**INPUT RECORDS**
[start]

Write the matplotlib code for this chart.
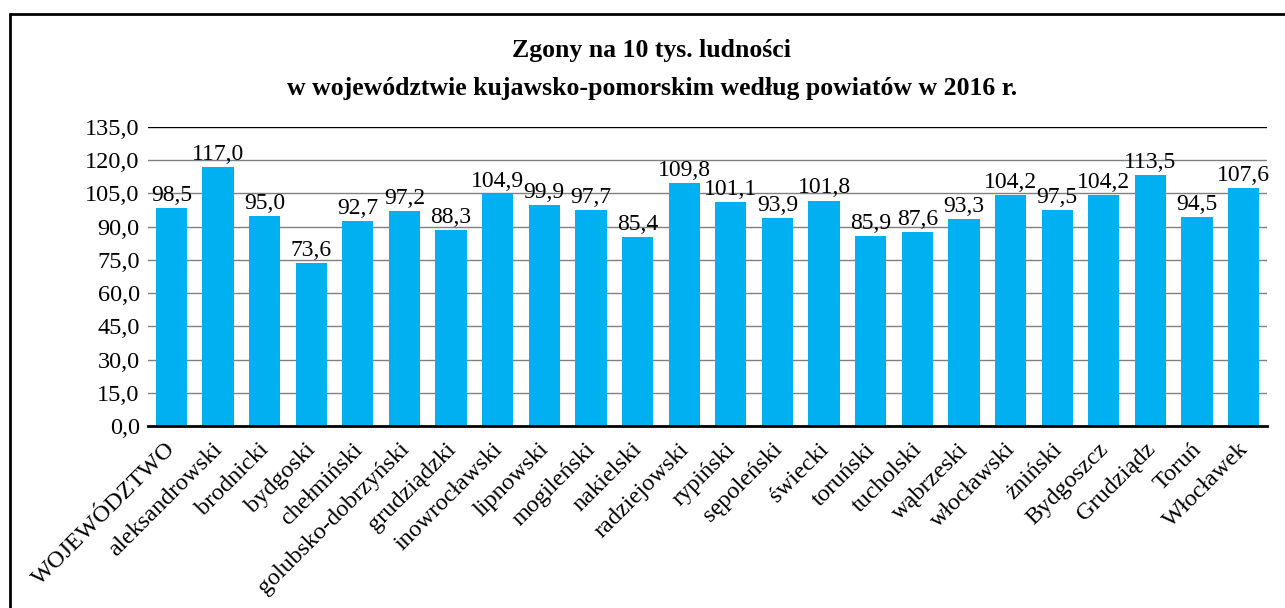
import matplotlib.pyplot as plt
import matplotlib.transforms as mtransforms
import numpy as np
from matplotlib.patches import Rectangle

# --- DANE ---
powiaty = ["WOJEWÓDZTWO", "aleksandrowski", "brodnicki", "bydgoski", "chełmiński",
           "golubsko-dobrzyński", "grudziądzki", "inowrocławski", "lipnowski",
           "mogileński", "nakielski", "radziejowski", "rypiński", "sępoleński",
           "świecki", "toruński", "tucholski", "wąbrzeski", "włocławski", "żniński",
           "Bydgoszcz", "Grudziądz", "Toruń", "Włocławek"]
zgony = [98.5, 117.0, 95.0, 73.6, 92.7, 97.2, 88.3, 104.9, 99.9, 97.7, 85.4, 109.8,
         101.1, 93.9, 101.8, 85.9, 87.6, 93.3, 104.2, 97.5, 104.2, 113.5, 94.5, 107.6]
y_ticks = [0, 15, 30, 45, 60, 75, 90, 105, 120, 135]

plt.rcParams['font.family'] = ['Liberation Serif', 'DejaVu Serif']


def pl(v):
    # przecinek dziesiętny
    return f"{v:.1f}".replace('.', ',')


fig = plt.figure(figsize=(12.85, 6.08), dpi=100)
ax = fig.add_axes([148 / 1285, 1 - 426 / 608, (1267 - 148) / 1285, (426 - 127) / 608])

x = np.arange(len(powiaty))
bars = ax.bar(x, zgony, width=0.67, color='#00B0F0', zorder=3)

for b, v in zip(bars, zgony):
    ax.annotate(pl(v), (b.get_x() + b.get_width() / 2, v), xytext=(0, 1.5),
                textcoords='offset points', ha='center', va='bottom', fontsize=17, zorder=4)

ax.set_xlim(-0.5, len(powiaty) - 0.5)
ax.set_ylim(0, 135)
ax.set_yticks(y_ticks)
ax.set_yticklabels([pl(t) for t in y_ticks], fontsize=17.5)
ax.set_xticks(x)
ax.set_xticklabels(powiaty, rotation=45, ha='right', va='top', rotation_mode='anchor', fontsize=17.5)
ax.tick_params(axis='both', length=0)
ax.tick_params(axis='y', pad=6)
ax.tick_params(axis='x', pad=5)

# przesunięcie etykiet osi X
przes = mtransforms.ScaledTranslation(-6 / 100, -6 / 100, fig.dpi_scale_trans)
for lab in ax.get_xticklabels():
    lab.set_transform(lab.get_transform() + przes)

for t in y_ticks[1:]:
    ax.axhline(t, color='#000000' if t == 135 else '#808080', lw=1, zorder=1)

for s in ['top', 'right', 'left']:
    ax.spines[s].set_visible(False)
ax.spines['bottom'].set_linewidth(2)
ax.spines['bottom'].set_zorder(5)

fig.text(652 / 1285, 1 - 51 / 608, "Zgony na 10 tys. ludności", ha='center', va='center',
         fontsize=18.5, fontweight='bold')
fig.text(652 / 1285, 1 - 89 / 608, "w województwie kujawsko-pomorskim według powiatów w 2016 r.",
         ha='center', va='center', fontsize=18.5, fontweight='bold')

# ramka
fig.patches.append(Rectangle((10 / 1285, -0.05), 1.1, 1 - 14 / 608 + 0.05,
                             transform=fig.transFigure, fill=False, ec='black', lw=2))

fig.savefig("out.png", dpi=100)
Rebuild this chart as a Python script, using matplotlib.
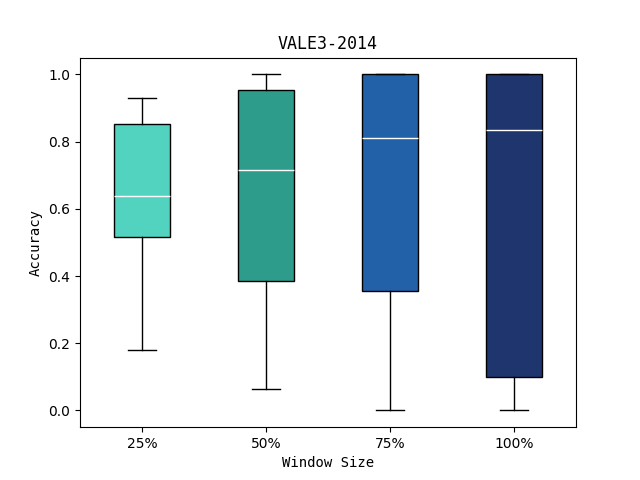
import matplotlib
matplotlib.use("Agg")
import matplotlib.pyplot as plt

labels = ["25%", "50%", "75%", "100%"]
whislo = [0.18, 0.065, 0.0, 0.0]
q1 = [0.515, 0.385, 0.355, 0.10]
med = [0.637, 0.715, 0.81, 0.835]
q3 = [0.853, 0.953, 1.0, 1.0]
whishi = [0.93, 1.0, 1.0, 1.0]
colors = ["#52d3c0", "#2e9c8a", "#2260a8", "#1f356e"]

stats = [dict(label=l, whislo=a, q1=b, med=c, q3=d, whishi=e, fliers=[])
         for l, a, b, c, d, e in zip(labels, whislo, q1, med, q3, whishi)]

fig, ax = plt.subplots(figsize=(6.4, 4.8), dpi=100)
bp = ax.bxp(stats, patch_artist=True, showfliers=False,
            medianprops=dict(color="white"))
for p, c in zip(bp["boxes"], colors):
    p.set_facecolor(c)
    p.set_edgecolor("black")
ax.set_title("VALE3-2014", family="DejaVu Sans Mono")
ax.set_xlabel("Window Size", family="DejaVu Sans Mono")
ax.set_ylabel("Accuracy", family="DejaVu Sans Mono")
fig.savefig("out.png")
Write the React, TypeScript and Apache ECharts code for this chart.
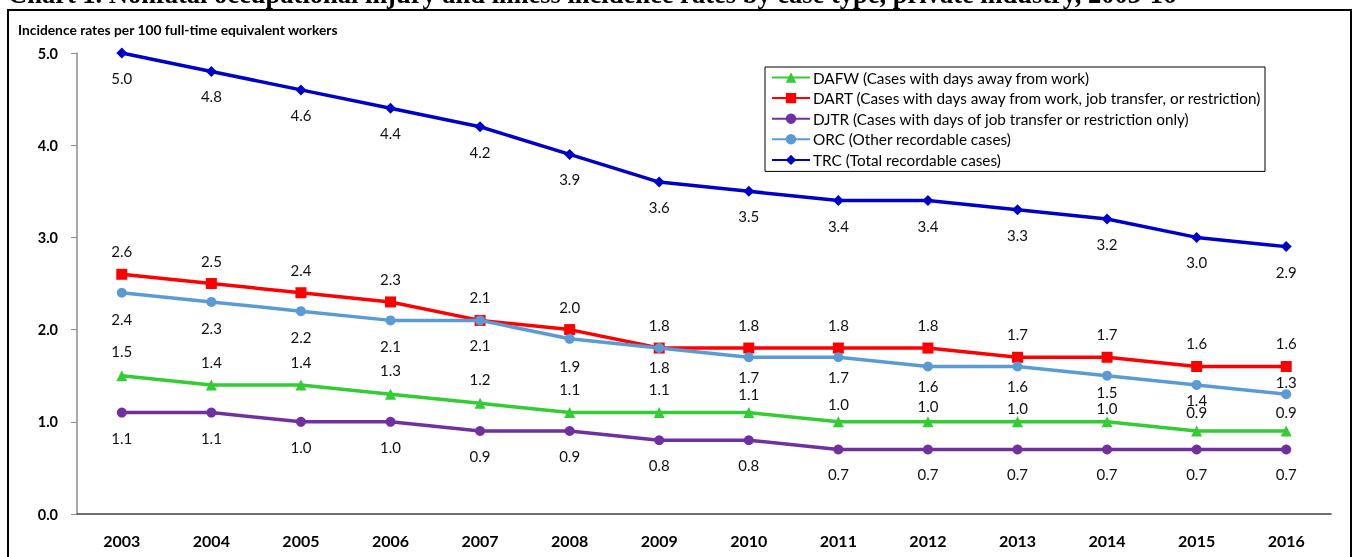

[end]

**EXERCISE AIM**
Pictures don't belong in the copy. Transcribe every record exactly as it appears.

**TASK RESULT**
Write the matplotlib code for this chart.
import matplotlib.pyplot as plt
import matplotlib.transforms as mtransforms
import numpy as np
from matplotlib.patches import Rectangle

# --- DANE ---
powiaty = ["WOJEWÓDZTWO", "aleksandrowski", "brodnicki", "bydgoski", "chełmiński",
           "golubsko-dobrzyński", "grudziądzki", "inowrocławski", "lipnowski",
           "mogileński", "nakielski", "radziejowski", "rypiński", "sępoleński",
           "świecki", "toruński", "tucholski", "wąbrzeski", "włocławski", "żniński",
           "Bydgoszcz", "Grudziądz", "Toruń", "Włocławek"]
zgony = [98.5, 117.0, 95.0, 73.6, 92.7, 97.2, 88.3, 104.9, 99.9, 97.7, 85.4, 109.8,
         101.1, 93.9, 101.8, 85.9, 87.6, 93.3, 104.2, 97.5, 104.2, 113.5, 94.5, 107.6]
y_ticks = [0, 15, 30, 45, 60, 75, 90, 105, 120, 135]

plt.rcParams['font.family'] = ['Liberation Serif', 'DejaVu Serif']


def pl(v):
    # przecinek dziesiętny
    return f"{v:.1f}".replace('.', ',')


fig = plt.figure(figsize=(12.85, 6.08), dpi=100)
ax = fig.add_axes([148 / 1285, 1 - 426 / 608, (1267 - 148) / 1285, (426 - 127) / 608])

x = np.arange(len(powiaty))
bars = ax.bar(x, zgony, width=0.67, color='#00B0F0', zorder=3)

for b, v in zip(bars, zgony):
    ax.annotate(pl(v), (b.get_x() + b.get_width() / 2, v), xytext=(0, 1.5),
                textcoords='offset points', ha='center', va='bottom', fontsize=17, zorder=4)

ax.set_xlim(-0.5, len(powiaty) - 0.5)
ax.set_ylim(0, 135)
ax.set_yticks(y_ticks)
ax.set_yticklabels([pl(t) for t in y_ticks], fontsize=17.5)
ax.set_xticks(x)
ax.set_xticklabels(powiaty, rotation=45, ha='right', va='top', rotation_mode='anchor', fontsize=17.5)
ax.tick_params(axis='both', length=0)
ax.tick_params(axis='y', pad=6)
ax.tick_params(axis='x', pad=5)

# przesunięcie etykiet osi X
przes = mtransforms.ScaledTranslation(-6 / 100, -6 / 100, fig.dpi_scale_trans)
for lab in ax.get_xticklabels():
    lab.set_transform(lab.get_transform() + przes)

for t in y_ticks[1:]:
    ax.axhline(t, color='#000000' if t == 135 else '#808080', lw=1, zorder=1)

for s in ['top', 'right', 'left']:
    ax.spines[s].set_visible(False)
ax.spines['bottom'].set_linewidth(2)
ax.spines['bottom'].set_zorder(5)

fig.text(652 / 1285, 1 - 51 / 608, "Zgony na 10 tys. ludności", ha='center', va='center',
         fontsize=18.5, fontweight='bold')
fig.text(652 / 1285, 1 - 89 / 608, "w województwie kujawsko-pomorskim według powiatów w 2016 r.",
         ha='center', va='center', fontsize=18.5, fontweight='bold')

# ramka
fig.patches.append(Rectangle((10 / 1285, -0.05), 1.1, 1 - 14 / 608 + 0.05,
                             transform=fig.transFigure, fill=False, ec='black', lw=2))

fig.savefig("out.png", dpi=100)
Rebuild this chart as a Python script, using matplotlib.
import matplotlib
matplotlib.use("Agg")
import matplotlib.pyplot as plt

labels = ["25%", "50%", "75%", "100%"]
whislo = [0.18, 0.065, 0.0, 0.0]
q1 = [0.515, 0.385, 0.355, 0.10]
med = [0.637, 0.715, 0.81, 0.835]
q3 = [0.853, 0.953, 1.0, 1.0]
whishi = [0.93, 1.0, 1.0, 1.0]
colors = ["#52d3c0", "#2e9c8a", "#2260a8", "#1f356e"]

stats = [dict(label=l, whislo=a, q1=b, med=c, q3=d, whishi=e, fliers=[])
         for l, a, b, c, d, e in zip(labels, whislo, q1, med, q3, whishi)]

fig, ax = plt.subplots(figsize=(6.4, 4.8), dpi=100)
bp = ax.bxp(stats, patch_artist=True, showfliers=False,
            medianprops=dict(color="white"))
for p, c in zip(bp["boxes"], colors):
    p.set_facecolor(c)
    p.set_edgecolor("black")
ax.set_title("VALE3-2014", family="DejaVu Sans Mono")
ax.set_xlabel("Window Size", family="DejaVu Sans Mono")
ax.set_ylabel("Accuracy", family="DejaVu Sans Mono")
fig.savefig("out.png")
Write the React, TypeScript and Apache ECharts code for this chart.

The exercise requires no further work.